The code is as shown in the repository, and the weight checkpoint can be downloaded from the following Baidu Netdisk link: https://pan.baidu.com/s/1AxnLlmCSPaMAkEBwUyaI2g?pwd=9999
In the zero-shot scenario of the SaMoye model, we've used 'cat' and 'dog' as reference audios, as well as 'man' and 'woman'. The results generated have all appeared on the homepage.
https://github.com/CarlWangChina/SaMoye-SVC/blob/main/unseen_man0_song2.wav
https://github.com/CarlWangChina/SaMoye-SVC/blob/main/unseen_woman0_song4.wav
https://github.com/CarlWangChina/SaMoye-SVC/blob/main/dog2_song2.wav
https://github.com/CarlWangChina/SaMoye-SVC/blob/main/cat3_song0.wav
https://github.com/CarlWangChina/SaMoye-SVC/blob/main/cat2_song4.wav
Each audio file starts with the target timbre, followed by the generated portion. Please do not skip to the middle to listen to the audio; you will miss the beginning reference audio.

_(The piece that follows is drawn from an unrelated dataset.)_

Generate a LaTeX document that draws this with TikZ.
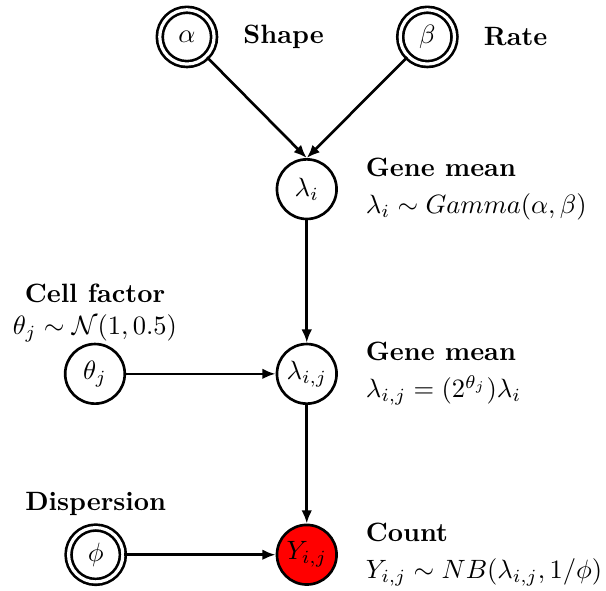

In the root directory, we have included some audio samples as demos. These samples are outputs from the samoye-svc model, which uses the vocal timbres of cats and dogs to simulate singing.
The current results are trained on a dataset of 1700 hours of clean, unprocessed vocal singing data. Feel free to listen and see if you get the sense that these animals have come to life with the ability to sing like humans. For those seeking improved outcomes, you are encouraged to contribute additional clean vocal singing recordings for continued training and scaling up of the model.
https://github.com/CarlWangChina/SaMoye-SVC/blob/main/test.ipynb
The purpose of test.ipynb is to serve as a script for organizing and processing test data. It is used to handle the test data by generating the necessary files or directories for the inference process. In this context, test.ipynb is a Jupyter Notebook that likely contains instructions or code for preparing test data in the correct format, such as converting or loading data into the appropriate structure that the svc_inference.py script expects.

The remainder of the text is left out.